Além de ser necessário flexibilizar a regulação, é preciso corrigir o problema logo pela raiz, apostando mais na formação especializada. Atualmente, apenas três instituições portuguesas integram o top 50 do Nature Index, o indicador mundial que mede o desempenho da investigação institucional, enquanto do outro lado do Atlântico esse valor salta para 21. Esta realidade espelha o investimento nas universidades em investigação e desenvolvimento (I&D).
“Tem de haver uma aposta no conhecimento, na academia, em investigadores de topo e de melhor qualidade”, defende Luis Barbosa, isto sobretudo numa altura em que a aposta em inteligência artificial (AI) avança de forma acelerada e o financiamento para esta área tem sido fortemente canalizado para os Estados Unidos.

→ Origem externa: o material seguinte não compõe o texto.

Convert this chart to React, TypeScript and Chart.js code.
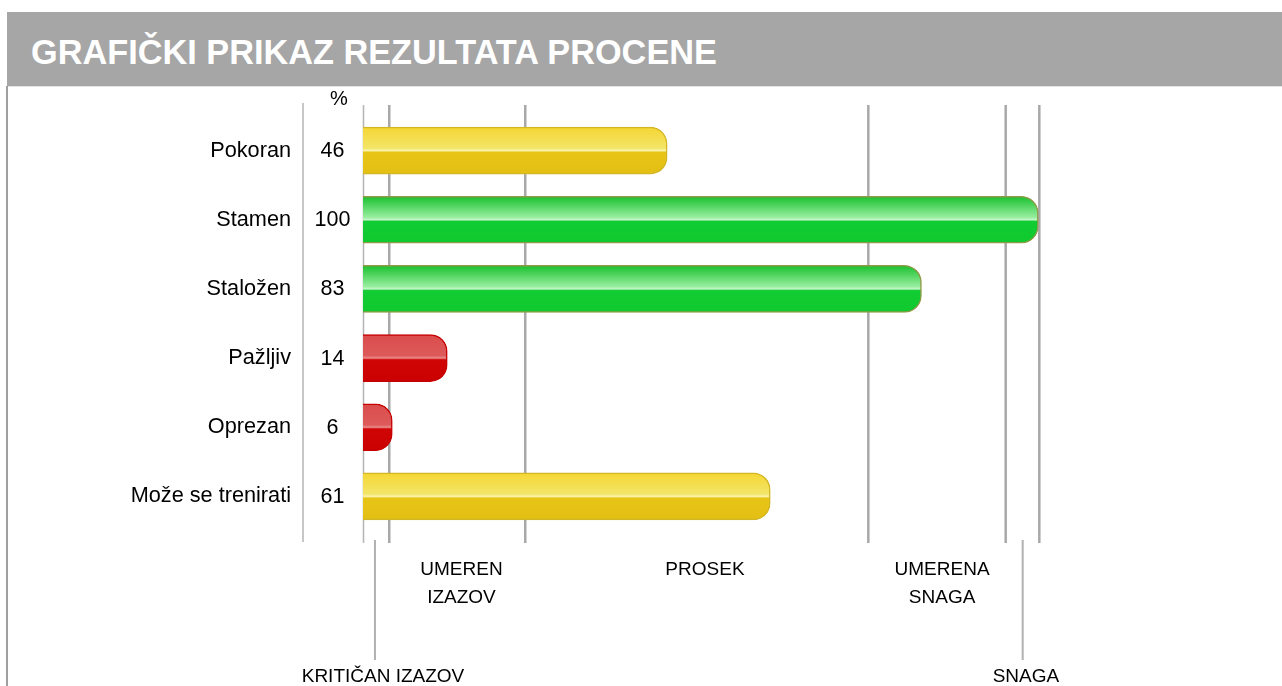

“É preciso mobilizar o setor privado. Temos um mercado de capitais fragmentado e um de venture capital reduzido, e face ao EUA o investimento é muito mais baixo. Dos fundos angariados para investimento em AI, o investimento global mundial, 60% está a ser canalizado pelos americanos e 6% pelas empresas europeias“, alertou o partner da PWC, recomendando que as soluções passem também por alterar o paradigma do financiamento bancário (ainda dominante) e reforçar o orçamento comunitário — tema que o próprio primeiro-ministro, Luís Montenegro, já fez questão de o defender em Bruxelas.
Já no final do evento, Carlos Oliveira situou a discussão: discute-se o relatório Draghi e as suas conclusões não para sermos iguais a blocos concorrentes como a China ou os Estados Unidos, mas porque precisamos de mais produtividade e competitividade para podermos continua a pagar o nosso estilo de vida, que tem muito de positivo. Algo também salientado por Ana Casaca, que se afirmou “muito orgulhosa por ser europeia e por ser portuguesa”.

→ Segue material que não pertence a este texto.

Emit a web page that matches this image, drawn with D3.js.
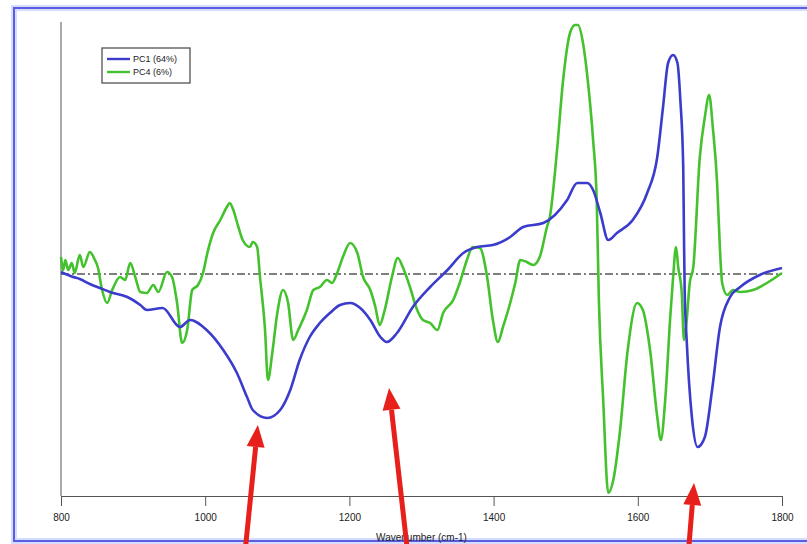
<!DOCTYPE html>
<html>
<head>
<meta charset="utf-8">
<script src="https://cdn.jsdelivr.net/npm/d3@7"></script>
<style>
  body { margin: 0; background: #fff; }
  svg { display: block; font-family: "Liberation Sans Narrow", "Liberation Sans", Arial, sans-serif; }
  .axis path, .axis line { stroke: #555; }
  .axis text { fill: #222; font-size: 10px; }
</style>
</head>
<body>
<svg id="chart" width="807" height="544"></svg>
<script>
// PC loadings
const pc1Wn = [800, 817, 826, 840, 854, 868, 892, 910, 919, 941, 965, 979, 1002, 1025, 1044, 1058, 1066, 1086,
  1104, 1118, 1131, 1145, 1159, 1173, 1187, 1201, 1215, 1229, 1243, 1252, 1266, 1288, 1312, 1336, 1358, 1377,
  1399, 1423, 1441, 1469, 1502, 1516, 1530, 1538, 1548, 1559, 1571, 1593, 1613, 1627, 1635, 1642, 1649, 1655,
  1659, 1663, 1664, 1665, 1668, 1675, 1683, 1693, 1703, 1714, 1728, 1742, 1769, 1800];
const pc1Val = [0.002, -0.003, -0.005, -0.010, -0.014, -0.018, -0.023, -0.031, -0.036, -0.034, -0.053, -0.046,
  -0.056, -0.076, -0.099, -0.123, -0.136, -0.144, -0.136, -0.116, -0.086, -0.063, -0.049, -0.039, -0.031, -0.029,
  -0.034, -0.046, -0.063, -0.068, -0.059, -0.033, -0.013, 0.004, 0.021, 0.027, 0.029, 0.037, 0.047, 0.051, 0.074,
  0.091, 0.091, 0.084, 0.061, 0.034, 0.041, 0.054, 0.081, 0.117, 0.167, 0.211, 0.219, 0.211, 0.174, 0.107, 0.041,
  -0.016, -0.069, -0.143, -0.173, -0.163, -0.116, -0.053, -0.023, -0.013, -0.001, 0.006];

const pc4Wn = [800, 803, 806, 810, 815, 819, 826, 831, 840, 847, 851, 857, 864, 871, 882, 889, 896, 903, 910, 919,
  928, 935, 947, 954, 961, 968, 975, 982, 990, 997, 1003, 1011, 1021, 1030, 1034, 1039, 1046, 1052, 1062, 1066,
  1072, 1076, 1083, 1087, 1093, 1100, 1108, 1115, 1122, 1129, 1141, 1150, 1159, 1169, 1176, 1183, 1191, 1201,
  1211, 1219, 1229, 1236, 1242, 1249, 1259, 1267, 1274, 1284, 1294, 1302, 1312, 1322, 1330, 1344, 1353, 1363,
  1371, 1381, 1391, 1399, 1406, 1413, 1423, 1430, 1437, 1446, 1455, 1464, 1474, 1478, 1488, 1496, 1506, 1513,
  1517, 1524, 1531, 1538, 1543, 1546, 1552, 1559, 1566, 1575, 1586, 1599, 1607, 1617, 1627, 1632, 1638, 1645,
  1649, 1653, 1656, 1661, 1664, 1667, 1672, 1677, 1686, 1693, 1699, 1704, 1710, 1714, 1717, 1724, 1732, 1742,
  1760, 1779, 1800];
const pc4Val = [0.017, 0.004, 0.014, 0.004, 0.011, 0.001, 0.019, 0.007, 0.022, 0.014, 0.007, -0.016, -0.029,
  -0.016, -0.003, -0.006, 0.011, -0.003, -0.018, -0.019, -0.011, -0.018, 0.002, -0.003, -0.029, -0.069, -0.056,
  -0.016, -0.011, 0.001, 0.021, 0.041, 0.054, 0.067, 0.071, 0.064, 0.047, 0.034, 0.027, 0.032, 0.027, -0.003,
  -0.056, -0.106, -0.079, -0.039, -0.016, -0.029, -0.066, -0.056, -0.036, -0.016, -0.013, -0.006, -0.009, 0.001,
  0.017, 0.031, 0.021, -0.003, -0.016, -0.033, -0.051, -0.036, -0.003, 0.016, 0.007, -0.013, -0.036, -0.046,
  -0.049, -0.056, -0.039, -0.026, -0.009, 0.014, 0.027, 0.026, -0.003, -0.046, -0.068, -0.053, -0.029, -0.009,
  0.014, 0.012, 0.009, 0.017, 0.047, 0.057, 0.124, 0.191, 0.241, 0.249, 0.249, 0.231, 0.191, 0.134, 0.074,
  -0.026, -0.126, -0.219, -0.206, -0.159, -0.076, -0.029, -0.036, -0.076, -0.143, -0.166, -0.126, -0.043, -0.003,
  0.027, 0.007, -0.019, -0.066, -0.053, -0.009, 0.007, 0.117, 0.157, 0.179, 0.147, 0.091, 0.024, -0.009, -0.021,
  -0.016, -0.018, -0.016, -0.009, 0.001];

const tickValues = [800, 1000, 1200, 1400, 1600, 1800];
const seriesNames = ["PC1 (64%)", "PC4 (6%)"];
const seriesColors = ["#3b3bcc", "#44c22e"];

// arrows: tip [wavenumber, loading] and tail [wavenumber, loading]
const arrowTips = [[1073, -0.151], [1255, -0.114], [1678, -0.209]];
const arrowTails = [[1055, -0.280], [1281, -0.280], [1670, -0.280]];

const svg = d3.select("#chart");
const margin = { top: 22, right: 25, bottom: 48, left: 61 };
const width = 807 - margin.left - margin.right;
const height = 544 - margin.top - margin.bottom;

// outer frame
svg.append("rect").attr("x", 14).attr("y", 8).attr("width", 800).attr("height", 533)
  .attr("fill", "none").attr("stroke", "#d4dcff").attr("stroke-width", 6);
svg.append("rect").attr("x", 14).attr("y", 8).attr("width", 800).attr("height", 533)
  .attr("fill", "none").attr("stroke", "#5c5ce0").attr("stroke-width", 2);

const g = svg.append("g").attr("transform", `translate(${margin.left},${margin.top})`);

const x = d3.scaleLinear().domain([800, 1800]).range([0, width]);
const y = d3.scaleLinear().domain([-0.222, 0.252]).range([height, 0]);

// axes
g.append("g").attr("class", "axis")
  .attr("transform", `translate(0,${height})`)
  .call(d3.axisBottom(x).tickValues(tickValues).tickSize(10).tickPadding(8).tickSizeOuter(0).tickFormat(d3.format("d")));
g.append("line").attr("x1", 0).attr("x2", 0).attr("y1", 0).attr("y2", height)
  .attr("stroke", "#555");

g.append("text").attr("x", width / 2).attr("y", height + 45)
  .attr("text-anchor", "middle").attr("font-size", 10).attr("fill", "#222")
  .text("Wavenumber (cm-1)");

// zero line
g.append("line").attr("x1", 0).attr("x2", width).attr("y1", y(0)).attr("y2", y(0))
  .attr("stroke", "#555").attr("stroke-width", 1.5).attr("stroke-dasharray", "8,3,2,3");

const line = d3.line().x(d => x(d[0])).y(d => y(d[1])).curve(d3.curveMonotoneX);

const pc1 = pc1Wn.map((w, i) => [w, pc1Val[i]]);
const pc4 = pc4Wn.map((w, i) => [w, pc4Val[i]]);

g.append("path").datum(pc4).attr("d", line)
  .attr("fill", "none").attr("stroke", seriesColors[1]).attr("stroke-width", 2.6).attr("stroke-linejoin", "round");
g.append("path").datum(pc1).attr("d", line)
  .attr("fill", "none").attr("stroke", seriesColors[0]).attr("stroke-width", 2.6).attr("stroke-linejoin", "round");

// legend
const legend = svg.append("g").attr("transform", "translate(102,48)");
legend.append("rect").attr("width", 88).attr("height", 35)
  .attr("fill", "#fff").attr("stroke", "#444").attr("stroke-width", 1.2);
seriesNames.forEach((name, i) => {
  legend.append("line").attr("x1", 5).attr("x2", 28).attr("y1", 11 + i * 13).attr("y2", 11 + i * 13)
    .attr("stroke", seriesColors[i]).attr("stroke-width", 2.4);
  legend.append("text").attr("x", 31).attr("y", 11 + i * 13).attr("dy", "0.35em")
    .attr("font-size", 9).attr("fill", "#222").text(name);
});

// red arrows
const arrowLayer = g.append("g");
arrowTips.forEach((tip, i) => {
  const tail = arrowTails[i];
  const tx = x(tip[0]), ty = y(tip[1]);
  const bx = x(tail[0]), by = y(tail[1]);
  const ang = Math.atan2(ty - by, tx - bx);
  const headLen = 22, headHalf = 9;
  const hx = tx - headLen * Math.cos(ang), hy = ty - headLen * Math.sin(ang);
  arrowLayer.append("line").attr("x1", bx).attr("y1", by).attr("x2", hx).attr("y2", hy)
    .attr("stroke", "#e8201c").attr("stroke-width", 5);
  const px = -Math.sin(ang), py = Math.cos(ang);
  arrowLayer.append("path")
    .attr("d", `M${tx},${ty}L${hx + px * headHalf},${hy + py * headHalf}L${hx - px * headHalf},${hy - py * headHalf}Z`)
    .attr("fill", "#e8201c");
});
</script>
</body>
</html>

O Relatório Draghi sobre o futuro da competitividade europeia foi apresentado em setembro e trouxe um diagnóstico em forma de sobressalto acerca do que espera o Velho Continente se não mudar de rumo.
O ECO, em parceria com a PwC, vai realizar uma série de debates acerca dos temas mais importantes apontados pelo documento. Depois do arranque esta quinta-feira, seguir-se-ão as conferências dedicadas à Indústria Verde e Segurança e Defesa.